● Instruction
Report only the number of lines in this material that include "React".

● Data lines
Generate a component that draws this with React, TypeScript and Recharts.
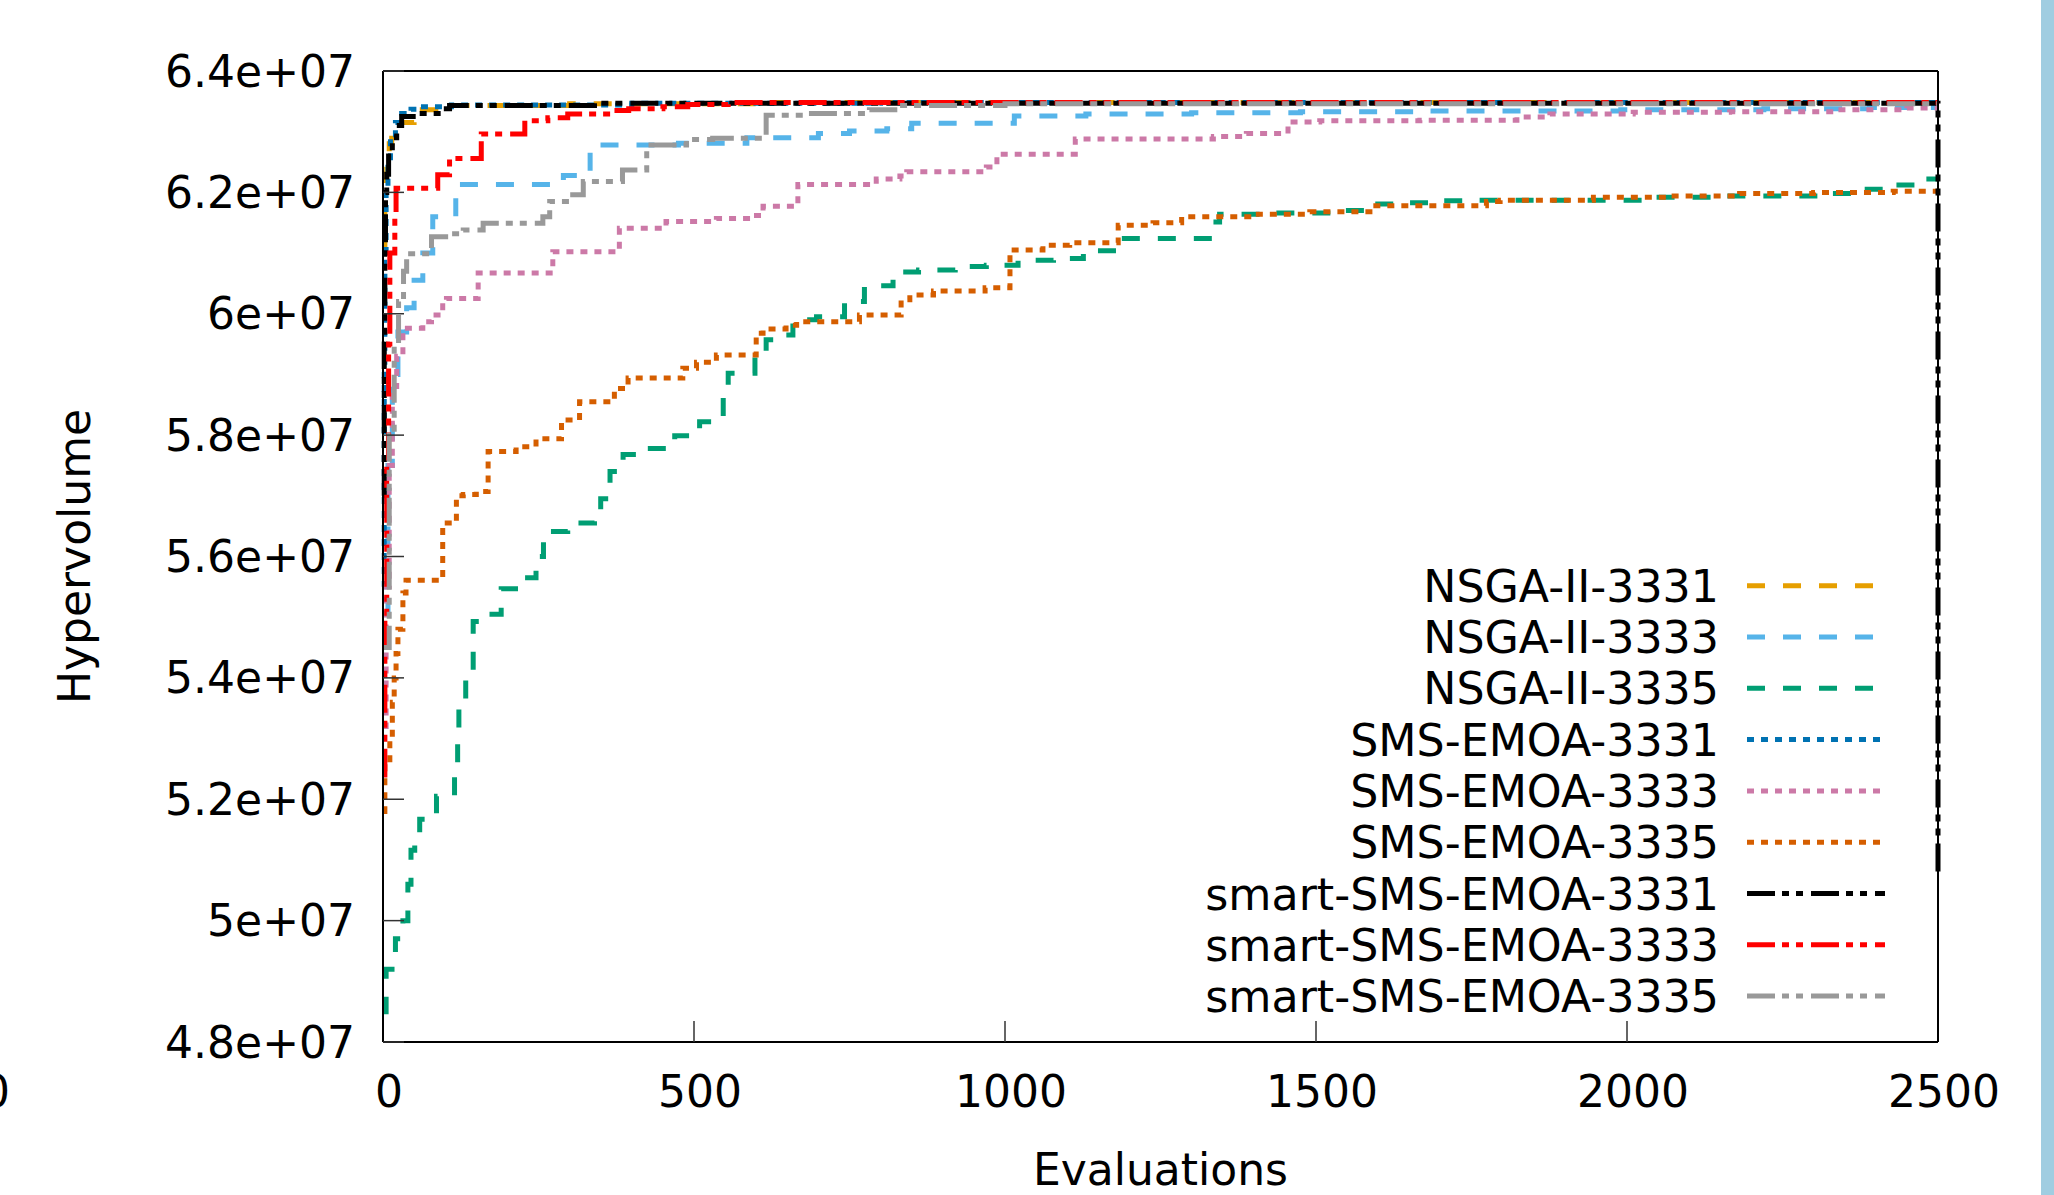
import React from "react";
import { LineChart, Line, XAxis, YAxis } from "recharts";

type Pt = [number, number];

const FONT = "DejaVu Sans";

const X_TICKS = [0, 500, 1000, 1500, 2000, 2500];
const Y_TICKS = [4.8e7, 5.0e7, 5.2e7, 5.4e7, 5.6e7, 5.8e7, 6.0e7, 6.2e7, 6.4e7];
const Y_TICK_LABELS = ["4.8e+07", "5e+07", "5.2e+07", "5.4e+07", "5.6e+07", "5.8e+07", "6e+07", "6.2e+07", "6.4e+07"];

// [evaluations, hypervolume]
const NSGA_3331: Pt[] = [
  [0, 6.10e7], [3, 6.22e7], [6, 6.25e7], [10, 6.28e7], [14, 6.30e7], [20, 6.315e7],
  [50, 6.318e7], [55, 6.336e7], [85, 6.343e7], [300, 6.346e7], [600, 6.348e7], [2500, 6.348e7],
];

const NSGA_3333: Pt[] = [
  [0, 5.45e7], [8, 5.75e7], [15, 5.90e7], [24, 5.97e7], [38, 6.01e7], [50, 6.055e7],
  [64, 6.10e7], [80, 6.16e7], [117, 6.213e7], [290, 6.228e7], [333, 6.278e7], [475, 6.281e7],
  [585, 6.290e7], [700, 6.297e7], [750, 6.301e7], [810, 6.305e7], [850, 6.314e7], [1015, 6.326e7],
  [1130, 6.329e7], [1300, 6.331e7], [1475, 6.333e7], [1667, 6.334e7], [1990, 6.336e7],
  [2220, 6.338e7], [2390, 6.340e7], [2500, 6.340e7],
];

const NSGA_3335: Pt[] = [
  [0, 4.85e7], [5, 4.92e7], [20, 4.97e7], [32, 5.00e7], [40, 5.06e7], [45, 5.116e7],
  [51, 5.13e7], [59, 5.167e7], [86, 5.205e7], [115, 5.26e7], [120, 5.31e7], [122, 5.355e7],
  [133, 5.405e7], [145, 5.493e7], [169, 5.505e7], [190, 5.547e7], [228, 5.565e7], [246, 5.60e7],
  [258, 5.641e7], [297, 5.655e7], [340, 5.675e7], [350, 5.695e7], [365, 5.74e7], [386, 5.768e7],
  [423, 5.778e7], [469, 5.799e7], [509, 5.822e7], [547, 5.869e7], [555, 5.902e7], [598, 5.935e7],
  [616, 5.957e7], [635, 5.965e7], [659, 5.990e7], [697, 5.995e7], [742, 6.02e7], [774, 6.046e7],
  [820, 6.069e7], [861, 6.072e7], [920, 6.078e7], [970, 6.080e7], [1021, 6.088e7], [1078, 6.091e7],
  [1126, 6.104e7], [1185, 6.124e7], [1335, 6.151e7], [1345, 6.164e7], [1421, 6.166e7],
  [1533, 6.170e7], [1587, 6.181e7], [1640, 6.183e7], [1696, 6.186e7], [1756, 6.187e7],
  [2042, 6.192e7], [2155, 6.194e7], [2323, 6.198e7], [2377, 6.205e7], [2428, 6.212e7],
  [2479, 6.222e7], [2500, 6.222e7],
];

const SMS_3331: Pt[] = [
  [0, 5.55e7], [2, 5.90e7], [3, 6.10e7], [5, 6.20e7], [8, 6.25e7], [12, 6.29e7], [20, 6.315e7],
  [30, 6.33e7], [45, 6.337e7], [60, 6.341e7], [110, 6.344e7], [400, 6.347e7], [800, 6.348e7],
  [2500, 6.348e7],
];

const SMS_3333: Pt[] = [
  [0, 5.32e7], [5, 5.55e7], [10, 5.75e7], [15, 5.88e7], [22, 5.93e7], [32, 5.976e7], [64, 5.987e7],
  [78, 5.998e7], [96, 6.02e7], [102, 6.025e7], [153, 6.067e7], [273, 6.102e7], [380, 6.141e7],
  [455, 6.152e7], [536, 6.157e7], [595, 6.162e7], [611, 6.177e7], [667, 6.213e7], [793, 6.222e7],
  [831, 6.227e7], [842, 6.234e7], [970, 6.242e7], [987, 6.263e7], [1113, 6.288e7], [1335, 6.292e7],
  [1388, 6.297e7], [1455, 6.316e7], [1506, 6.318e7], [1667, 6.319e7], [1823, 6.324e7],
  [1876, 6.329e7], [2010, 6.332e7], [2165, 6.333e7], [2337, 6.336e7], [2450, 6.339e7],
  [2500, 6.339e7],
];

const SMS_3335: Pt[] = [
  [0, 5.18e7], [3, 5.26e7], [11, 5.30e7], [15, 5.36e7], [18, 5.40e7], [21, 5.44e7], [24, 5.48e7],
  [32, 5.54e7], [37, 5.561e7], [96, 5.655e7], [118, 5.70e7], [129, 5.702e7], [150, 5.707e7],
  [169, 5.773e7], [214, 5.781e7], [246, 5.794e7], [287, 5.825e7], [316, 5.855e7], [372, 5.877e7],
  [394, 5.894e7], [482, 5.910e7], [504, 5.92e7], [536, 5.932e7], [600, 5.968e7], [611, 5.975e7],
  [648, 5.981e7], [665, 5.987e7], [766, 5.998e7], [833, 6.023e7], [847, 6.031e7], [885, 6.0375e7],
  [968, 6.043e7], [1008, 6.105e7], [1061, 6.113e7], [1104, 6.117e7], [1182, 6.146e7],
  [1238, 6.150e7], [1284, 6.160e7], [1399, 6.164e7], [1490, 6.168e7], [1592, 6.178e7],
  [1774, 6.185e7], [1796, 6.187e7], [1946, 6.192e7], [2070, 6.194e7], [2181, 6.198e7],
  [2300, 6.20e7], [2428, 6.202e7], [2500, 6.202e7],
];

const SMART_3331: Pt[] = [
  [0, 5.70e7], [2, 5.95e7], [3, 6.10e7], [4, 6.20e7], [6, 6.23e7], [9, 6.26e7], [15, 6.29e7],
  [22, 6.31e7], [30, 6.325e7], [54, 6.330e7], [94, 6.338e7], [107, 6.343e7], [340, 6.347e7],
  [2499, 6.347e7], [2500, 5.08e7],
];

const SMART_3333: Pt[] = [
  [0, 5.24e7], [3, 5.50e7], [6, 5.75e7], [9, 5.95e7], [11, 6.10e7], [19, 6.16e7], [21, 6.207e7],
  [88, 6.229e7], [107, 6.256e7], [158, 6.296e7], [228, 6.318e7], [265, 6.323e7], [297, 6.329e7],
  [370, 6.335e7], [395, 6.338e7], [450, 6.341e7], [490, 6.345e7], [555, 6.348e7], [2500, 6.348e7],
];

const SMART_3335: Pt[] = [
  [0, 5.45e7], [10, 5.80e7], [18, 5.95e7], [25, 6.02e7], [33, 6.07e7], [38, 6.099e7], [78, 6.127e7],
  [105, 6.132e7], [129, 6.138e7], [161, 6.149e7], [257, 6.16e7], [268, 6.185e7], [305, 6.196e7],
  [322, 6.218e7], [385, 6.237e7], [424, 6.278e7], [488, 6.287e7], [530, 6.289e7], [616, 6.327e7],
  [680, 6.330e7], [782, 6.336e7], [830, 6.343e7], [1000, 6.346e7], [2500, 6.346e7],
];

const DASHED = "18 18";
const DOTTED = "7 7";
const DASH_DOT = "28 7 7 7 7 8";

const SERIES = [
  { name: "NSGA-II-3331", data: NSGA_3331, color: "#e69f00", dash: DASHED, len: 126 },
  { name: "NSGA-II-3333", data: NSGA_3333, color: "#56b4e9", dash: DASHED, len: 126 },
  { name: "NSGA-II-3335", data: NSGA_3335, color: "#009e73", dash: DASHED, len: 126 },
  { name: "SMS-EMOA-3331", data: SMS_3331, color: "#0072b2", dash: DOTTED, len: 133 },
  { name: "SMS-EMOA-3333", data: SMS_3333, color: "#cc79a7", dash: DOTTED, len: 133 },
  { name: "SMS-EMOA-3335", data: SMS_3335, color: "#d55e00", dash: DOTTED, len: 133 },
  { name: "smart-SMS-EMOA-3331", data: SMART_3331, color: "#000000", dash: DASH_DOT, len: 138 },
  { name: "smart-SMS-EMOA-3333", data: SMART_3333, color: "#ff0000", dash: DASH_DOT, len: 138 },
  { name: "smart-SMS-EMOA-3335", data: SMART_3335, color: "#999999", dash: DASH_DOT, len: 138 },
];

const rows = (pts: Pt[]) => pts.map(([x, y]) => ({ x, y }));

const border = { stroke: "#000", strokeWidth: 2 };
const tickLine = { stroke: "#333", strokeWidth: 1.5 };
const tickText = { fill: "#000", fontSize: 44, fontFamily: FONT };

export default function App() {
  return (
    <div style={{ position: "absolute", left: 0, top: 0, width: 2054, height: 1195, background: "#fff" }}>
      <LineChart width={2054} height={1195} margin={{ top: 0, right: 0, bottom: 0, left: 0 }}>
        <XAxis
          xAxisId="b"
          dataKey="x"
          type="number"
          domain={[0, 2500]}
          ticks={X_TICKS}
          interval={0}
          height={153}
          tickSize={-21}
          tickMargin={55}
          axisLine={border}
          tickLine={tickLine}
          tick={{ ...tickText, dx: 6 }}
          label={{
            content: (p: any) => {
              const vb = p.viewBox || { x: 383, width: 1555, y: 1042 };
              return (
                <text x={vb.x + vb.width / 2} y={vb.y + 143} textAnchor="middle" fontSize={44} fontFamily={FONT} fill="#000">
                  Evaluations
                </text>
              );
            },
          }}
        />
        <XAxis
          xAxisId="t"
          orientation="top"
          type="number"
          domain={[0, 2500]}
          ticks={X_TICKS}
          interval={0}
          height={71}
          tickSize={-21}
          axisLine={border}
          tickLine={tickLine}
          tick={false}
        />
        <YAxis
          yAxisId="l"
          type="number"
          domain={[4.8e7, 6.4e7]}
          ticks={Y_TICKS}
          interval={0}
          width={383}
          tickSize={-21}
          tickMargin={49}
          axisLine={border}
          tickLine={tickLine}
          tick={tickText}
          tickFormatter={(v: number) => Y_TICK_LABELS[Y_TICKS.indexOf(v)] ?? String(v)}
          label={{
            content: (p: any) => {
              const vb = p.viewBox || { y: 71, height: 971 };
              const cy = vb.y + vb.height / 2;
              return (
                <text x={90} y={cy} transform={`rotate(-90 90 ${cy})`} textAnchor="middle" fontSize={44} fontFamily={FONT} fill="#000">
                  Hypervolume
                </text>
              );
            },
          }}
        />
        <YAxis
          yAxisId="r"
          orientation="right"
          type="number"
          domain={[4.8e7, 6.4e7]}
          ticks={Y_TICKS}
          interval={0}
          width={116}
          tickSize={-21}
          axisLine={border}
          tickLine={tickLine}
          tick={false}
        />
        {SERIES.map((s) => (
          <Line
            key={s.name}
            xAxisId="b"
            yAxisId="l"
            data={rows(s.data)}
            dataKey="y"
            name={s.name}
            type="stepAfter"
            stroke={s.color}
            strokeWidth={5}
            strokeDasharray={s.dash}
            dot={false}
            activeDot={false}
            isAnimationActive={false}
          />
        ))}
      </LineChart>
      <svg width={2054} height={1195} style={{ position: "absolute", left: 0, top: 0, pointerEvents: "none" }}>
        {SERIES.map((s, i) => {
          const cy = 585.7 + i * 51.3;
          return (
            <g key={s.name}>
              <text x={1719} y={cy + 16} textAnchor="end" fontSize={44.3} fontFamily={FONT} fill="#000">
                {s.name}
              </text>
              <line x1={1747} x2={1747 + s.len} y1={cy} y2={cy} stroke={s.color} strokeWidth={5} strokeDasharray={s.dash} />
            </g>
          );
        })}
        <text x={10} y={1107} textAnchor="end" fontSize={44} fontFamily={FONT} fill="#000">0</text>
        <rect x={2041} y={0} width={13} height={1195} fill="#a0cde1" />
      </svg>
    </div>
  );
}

● Task answer
2